Dáil debates

Wednesday, 1 February 2023

Garda Síochána (Recording Devices) Bill 2022: Second Stage

 

2:30 pm

Photo of Cathal CroweCathal Crowe (Clare, Fianna Fail) | Oireachtas source

I welcome Councillor Shane Curley from Loughrea, a fine public representative from the west, who is in the Public Gallery.

This is positive legislation. It is something I spoke about 18 months ago in the House. Not a week goes by that we do not see on social media gardaí being harangued, pushed, jeered at and, in some instances, punched and cars being driven at them by absolute thugs, scum. It is right that gardaí should be given every personal defence possible when uniformed, on the beat or driving their cars. A body cam is certainly the way to go about starting that and empowering them once again. Morale is low in the force at this time. I have seen body cams. Before I spoke on this matter in the Dáil some months back, I acquainted myself with what they look like. There is a light and a recording button. The individual standing in front of the garda at the moment of the interaction is not recorded unless there is a very good need for it or unless a situation has escalated. A light comes on. The individual is very much aware that the incident is being recorded. It is a no-brainer. It is about empowering our gardaí to once again become strong enforcers of the laws of our land, not to be pushed about by thugs on our street. We have seen far too much of that. I hope that during the Minister's tenure in the Department of Justice, as the helmsman of the Department, he will be the strongest defender of our front-line gardaí.
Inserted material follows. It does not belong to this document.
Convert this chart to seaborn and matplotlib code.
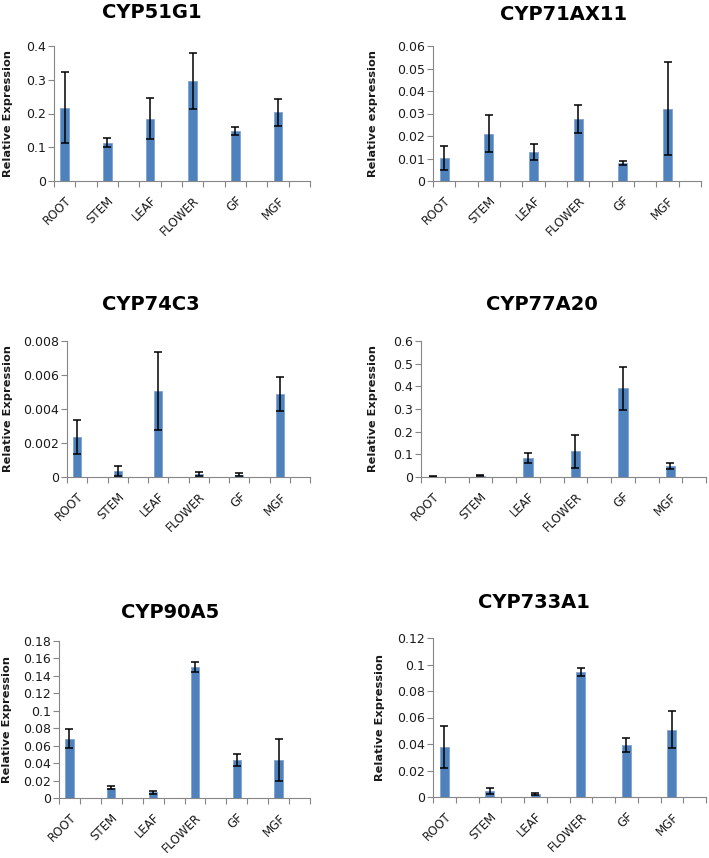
import numpy as np
import pandas as pd
import matplotlib
matplotlib.use("Agg")
import matplotlib.pyplot as plt
import seaborn as sns
from matplotlib.ticker import FuncFormatter, FixedLocator, MultipleLocator

sns.set_style("white")
plt.rcParams["font.family"] = ["DejaVu Sans"]

# %% Data
tissues = ["ROOT", "STEM", "LEAF", "FLOWER", "GF", "MGF"]
genes = ["CYP51G1", "CYP71AX11", "CYP74C3", "CYP77A20", "CYP90A5", "CYP733A1"]
ylabels = ["Relative Expression", "Relative expression", "Relative Expression",
           "Relative Expression", "Relative Expression", "Relative Expression"]

cyp51g1_mean = [0.217, 0.114, 0.185, 0.296, 0.148, 0.204]
cyp51g1_err = [0.105, 0.014, 0.060, 0.083, 0.012, 0.040]

cyp71ax11_mean = [0.0104, 0.0210, 0.0129, 0.0277, 0.0079, 0.0321]
cyp71ax11_err = [0.0053, 0.0083, 0.0035, 0.0062, 0.0008, 0.0207]

cyp74c3_mean = [0.00236, 0.00035, 0.00506, 0.00016, 0.00014, 0.0049]
cyp74c3_err = [0.00100, 0.00028, 0.00227, 0.00013, 0.00010, 0.0010]

cyp77a20_mean = [0.002, 0.006, 0.084, 0.114, 0.391, 0.050]
cyp77a20_err = [0.001, 0.002, 0.023, 0.073, 0.094, 0.013]

cyp90a5_mean = [0.068, 0.0118, 0.0065, 0.1507, 0.0435, 0.0435]
cyp90a5_err = [0.011, 0.0020, 0.0015, 0.0057, 0.0068, 0.0240]

cyp733a1_mean = [0.038, 0.0045, 0.0023, 0.094, 0.0395, 0.0508]
cyp733a1_err = [0.0158, 0.0020, 0.0005, 0.0030, 0.0053, 0.0140]

means = [cyp51g1_mean, cyp71ax11_mean, cyp74c3_mean, cyp77a20_mean, cyp90a5_mean, cyp733a1_mean]
errs = [cyp51g1_err, cyp71ax11_err, cyp74c3_err, cyp77a20_err, cyp90a5_err, cyp733a1_err]
ymax = [0.4, 0.06, 0.008, 0.6, 0.18, 0.12]
ystep = [0.1, 0.01, 0.002, 0.1, 0.02, 0.02]

# %% Layout in pixels: axes (left, top, right, bottom), title centre, ylabel centre x
W, H = 709, 858
axes_px = [(54, 46, 310, 181), (433, 46, 701, 181),
           (67, 341, 310, 477), (421, 341, 706, 477),
           (59, 641, 310, 798), (433, 638, 706, 797)]
title_px = [(152, 13), (564, 15), (151, 305), (542, 304), (170, 612), (534, 602)]
ylab_px = [8, 373, 8, 373, 7, 380]

BAR = "#4F81BD"
BAR_EDGE = "#7FA3D3"
GREY = "#868686"
INK = "#1a1a1a"

fig = plt.figure(figsize=(W / 100, H / 100), dpi=100)

for i, gene in enumerate(genes):
    l, t, r, b = axes_px[i]
    ax = fig.add_axes([l / W, 1 - b / H, (r - l) / W, (b - t) / H])
    df = pd.DataFrame({"tissue": tissues, "expr": means[i]})
    sns.barplot(data=df, x="tissue", y="expr", order=tissues, color=BAR,
                saturation=1, width=0.2, errorbar=None, ax=ax,
                edgecolor=BAR_EDGE, linewidth=0.6)
    ax.errorbar(np.arange(len(tissues)), means[i], yerr=errs[i], fmt="none",
                ecolor="black", elinewidth=1.1, capsize=2.6, capthick=1.1)

    ax.set_xlim(-0.25, 5.75)
    ax.set_ylim(0, ymax[i])
    ax.yaxis.set_major_locator(MultipleLocator(ystep[i]))
    ax.yaxis.set_major_formatter(FuncFormatter(lambda v, _: f"{v:.10g}" if abs(v) > 1e-12 else "0"))

    # category boundary ticks like the spreadsheet axis
    ax.xaxis.set_minor_locator(FixedLocator(np.arange(-0.25, 5.76, 0.5)))
    ax.tick_params(axis="x", which="major", length=0, pad=9.5)
    ax.tick_params(axis="x", which="minor", length=4, width=0.8, color=GREY, direction="out", bottom=True)
    ax.tick_params(axis="y", which="major", length=4, width=0.8, color=GREY, direction="out",
                   left=True, labelsize=9, labelcolor=INK, pad=2)
    ax.set_xticks(range(len(tissues)))
    ax.set_xticklabels(tissues, rotation=45, ha="right", va="top", rotation_mode="anchor",
                       fontsize=8.5, color=INK)

    sns.despine(ax=ax, top=True, right=True)
    for s in ["left", "bottom"]:
        ax.spines[s].set_color(GREY)
        ax.spines[s].set_linewidth(0.8)

    ax.set_xlabel("")
    ax.set_ylabel(ylabels[i], fontsize=8.2, fontweight="bold", color=INK, va="center")
    ax.yaxis.set_label_coords((ylab_px[i] - l) / (r - l), 0.5)

    tx, ty = title_px[i]
    fig.text(tx / W, 1 - ty / H, gene, ha="center", va="center",
             fontsize=14, fontweight="bold", color="black")

fig.savefig("out.png", dpi=100)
As I said, morale in the Garda is low at this time. More than 100 gardaí are suspended. The Minister cannot interfere operationally in that. An investigation is under way with the Garda National Bureau of Criminal Investigation. Some of the gardaí are suspended because they squared road traffic fines and others for worse alleged offences. The Minister cannot interfere with that. Some of those suspensions are now 18 months on. These are really good, qualified gardaí who are at home and being fully paid. They would be far better off back on our streets and on the beat. The Minister has to have some oversight of this to speak with the Commissioner. He cannot be judge or jury and find them guilty or innocent - that is for somebody else entirely - but surely this needs to move on. The Garda National Bureau of Criminal Investigation needs to move this on. The gardaí are either guilty or they are not. If they are not guilty, let them get back to what they are good at doing.
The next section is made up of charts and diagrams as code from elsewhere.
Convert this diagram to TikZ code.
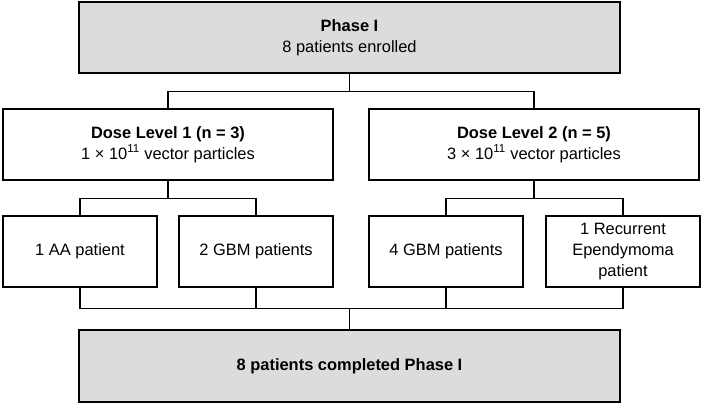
\documentclass[tikz,border=0pt]{standalone}
\usepackage{fontspec}
\setmainfont{Liberation Sans}
\usepackage{tikz}
\definecolor{boxgray}{RGB}{220,220,220}

\begin{document}
\begin{tikzpicture}[x=1bp,y=1bp,line width=1.2bp,
		box/.style={draw=black,rectangle,inner sep=0pt,align=center,minimum height=71bp,font=\fontsize{16.5}{21}\selectfont},
		phasebox/.style={box,fill=boxgray,minimum width=541bp},
		dosebox/.style={box,minimum width=330bp},
		groupbox/.style={box,minimum width=154bp}]
		\useasboundingbox (0,0) rectangle (702,404);
		\node [phasebox] (phase) at (349.5,366.5) {\textbf{Phase I}\\8 patients enrolled};
		\node [dosebox] (dose1) at (168,259.5) {\textbf{Dose Level 1 (n = 3)}\\1 × 10\textsuperscript{11} vector particles};
		\node [dosebox] (dose2) at (534,259.5) {\textbf{Dose Level 2 (n = 5)}\\3 × 10\textsuperscript{11} vector particles};
		\node [groupbox] (aa) at (80,152.5) {1 AA patient};
		\node [groupbox] (gbm1) at (256,152.5) {2 GBM patients};
		\node [groupbox] (gbm2) at (446,152.5) {4 GBM patients};
		\node [groupbox] (epend) at (623,152.5) {1 Recurrent\\Ependymoma\\patient};
		\node [phasebox,minimum height=72bp] (done) at (349.5,38) {\textbf{8 patients completed Phase I}};
		\draw (phase.south) -- ++(0,-18) coordinate (bus1);
		\draw (dose1.north) |- (bus1) -| (dose2.north);
		\draw (dose1.south) -- ++(0,-18) coordinate (bus2);
		\draw (aa.north) |- (bus2) -| (gbm1.north);
		\draw (dose2.south) -- ++(0,-18) coordinate (bus3);
		\draw (gbm2.north) |- (bus3) -| (epend.north);
		\draw (done.north) -- ++(0,21) coordinate (bus4);
		\draw (aa.south) |- (bus4) -| (epend.south);
		\draw (gbm1.south) -- (gbm1.south |- bus4);
		\draw (gbm2.south) -- (gbm2.south |- bus4);
\end{tikzpicture}
\end{document}
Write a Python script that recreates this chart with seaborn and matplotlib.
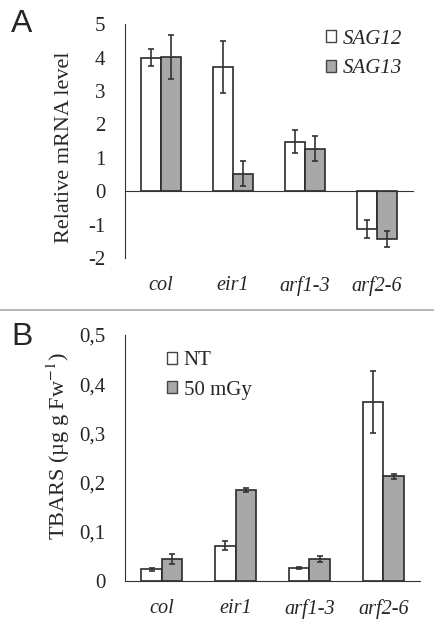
#import libraries
import numpy as np
import pandas as pd
import matplotlib
matplotlib.use('Agg')
import matplotlib.pyplot as plt
import seaborn as sns

sns.set_style('white')
plt.rcParams['font.family'] = ['Liberation Serif', 'DejaVu Serif']
plt.rcParams['mathtext.fontset'] = 'stix'

#data
genotypes = ['col', 'eir1', 'arf1-3', 'arf2-6']

#panel A: relative mRNA level
genes = ['SAG12', 'SAG13']
sag12 = [4.0, 3.72, 1.48, -1.13]
sag12_err = [0.25, 0.77, 0.35, 0.27]
sag13 = [4.02, 0.52, 1.27, -1.42]
sag13_err = [0.65, 0.37, 0.37, 0.24]
a_ticks = [-2, -1, 0, 1, 2, 3, 4, 5]

#panel B: TBARS
treatments = ['NT', '50 mGy']
nt = [0.024, 0.072, 0.027, 0.364]
nt_err = [0.003, 0.009, 0.002, 0.063]
gy50 = [0.045, 0.185, 0.044, 0.213]
gy50_err = [0.010, 0.005, 0.006, 0.005]
b_ticks = [0, 0.1, 0.2, 0.3, 0.4, 0.5]
b_ticklabels = ['0', '0,1', '0,2', '0,3', '0,4', '0,5']

df_a = pd.DataFrame({'genotype': genotypes * 2,
                     'gene': np.repeat(genes, len(genotypes)),
                     'value': sag12 + sag13,
                     'err': sag12_err + sag13_err})
df_b = pd.DataFrame({'genotype': genotypes * 2,
                     'treatment': np.repeat(treatments, len(genotypes)),
                     'value': nt + gy50,
                     'err': nt_err + gy50_err})

bar_colors = ['white', '#a8a8a8']
edge = '#2b2b2b'

fig = plt.figure(figsize=(4.35, 6.34), dpi=100)
ax_a = fig.add_axes([0.287, 0.593, 0.662, 0.369])
ax_b = fig.add_axes([0.287, 0.0836, 0.679, 0.388])


def draw_panel(ax, df, hue, yticks, yticklabels, ylim, ylabel, italic_legend, legend_loc):
    sns.barplot(data=df, x='genotype', y='value', hue=hue, order=genotypes,
                palette=bar_colors, edgecolor=edge, linewidth=1.2,
                width=0.556, errorbar=None, ax=ax)
    #error bars from the bars seaborn placed
    for container, level in zip(ax.containers, df[hue].unique()):
        sub = df[df[hue] == level]
        xs = [b.get_x() + b.get_width() / 2 for b in container]
        ax.errorbar(xs, sub['value'].values, yerr=sub['err'].values, fmt='none',
                    ecolor='#333333', elinewidth=1.2, capsize=2.5, capthick=1.2)
    ax.set_xlim(-0.5, 3.5)
    ax.set_ylim(*ylim)
    ax.set_yticks(yticks)
    ax.set_yticklabels(yticklabels, fontsize=15)
    ax.set_xlabel('')
    ax.set_ylabel(ylabel, fontsize=16)
    sns.despine(ax=ax)
    ax.spines['left'].set_color('#333333')
    ax.spines['bottom'].set_color('#333333')
    ax.spines['bottom'].set_position(('data', 0))
    ax.tick_params(axis='y', direction='out', length=3.6, width=1, color='#333333', pad=10.5)
    #boundary ticks on the zero line
    ax.set_xticks([-0.5, 0.5, 1.5, 2.5, 3.5], minor=True)
    ax.set_xticks([])
    ax.tick_params(axis='x', which='minor', direction='inout', length=9, width=1, color='#333333')
    #category labels at the bottom of the axes
    sec = ax.secondary_xaxis(0.0)
    sec.set_xticks(range(len(genotypes)))
    sec.set_xticklabels(genotypes, fontsize=14.6, style='italic')
    sec.tick_params(length=0, pad=13)
    sec.spines['bottom'].set_visible(False)
    handles, labels = ax.get_legend_handles_labels()
    leg = ax.legend(handles, labels, loc=legend_loc, frameon=False, fontsize=15,
                    handlelength=0.5, handleheight=0.5, handletextpad=0.3,
                    labelspacing=0.5, borderaxespad=0.2)
    for h in leg.legend_handles:
        h.set_edgecolor('#444444')
        h.set_linewidth(1.0)
    if italic_legend:
        for t in leg.get_texts():
            t.set_style('italic')
    return leg


draw_panel(ax_a, df_a, 'gene', a_ticks, [str(t) for t in a_ticks], (-2, 5),
           'Relative mRNA level', True, 'upper right')
ax_a.legend_.set_bbox_to_anchor((1.005, 1.03))
ax_a.yaxis.set_label_coords(-0.175, 0.475)

draw_panel(ax_b, df_b, 'treatment', b_ticks, b_ticklabels, (0, 0.5),
           'TBARS (µg g Fw$^{-1}$)', False, 'upper left')
ax_b.legend_.set_bbox_to_anchor((0.1, 0.985))
ax_b.yaxis.set_label_coords(-0.18, 0.55)

#panel letters and separator
fig.text(0.025, 0.962, 'A', fontsize=23, family='Liberation Sans', va='center')
fig.text(0.025, 0.468, 'B', fontsize=23, family='Liberation Sans', va='center')
fig.add_artist(plt.Line2D([0, 1], [0.511, 0.511], color='#aaaaaa', lw=1.2))

fig.savefig('out.png', dpi=100)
Mobility in the force is quite limited as well. I have many friends in the Garda. When gardaí graduate from Templemore College, most of them inevitably end up in inner-city Dublin stations. There is a certain buzz about that because of the activity and the footfall on the streets of Dublin. As time moves on, however, gardaí get engaged, perhaps get married, start families and are drawn to come back to their home communities, but there is little mobility. There needs to be a perfect match. If a garda wants to come back to County Clare from Dublin, he or she needs somebody to go up to Dublin for him or her to come down to Clare. It does not always work perfectly. That in itself is a morale-draining issue of which the Minister should have some oversight.

I wish to speak in my last minute about databases. We have had a DNA database in Ireland since 2015. It is now nine years old. We have the Eurodac database for fingerprints across Europe. Those data, I fear, are not properly stored or held. Eurodac erases its data every two years. Some countries have tried this in the past. It would be wonderful in this day and age if Ireland were to move to mandatory fingerprinting for all people. The majority of people have nothing to fear, and we have biometric passports now in a lot of EU countries, but when a crime is committed, there could be a data set there readily available to one's local Garda station and at the scene of a crime. At the moment it is hit and miss. It is a matter of dusting down the fingerprints and trying to collate those data.

Surely using all the scientific advances there have been in the world in recent decades we should move to some form of fingerprint database for all citizens so that gardaí are not left spending months trying to investigate something that could probably be solved quite quickly.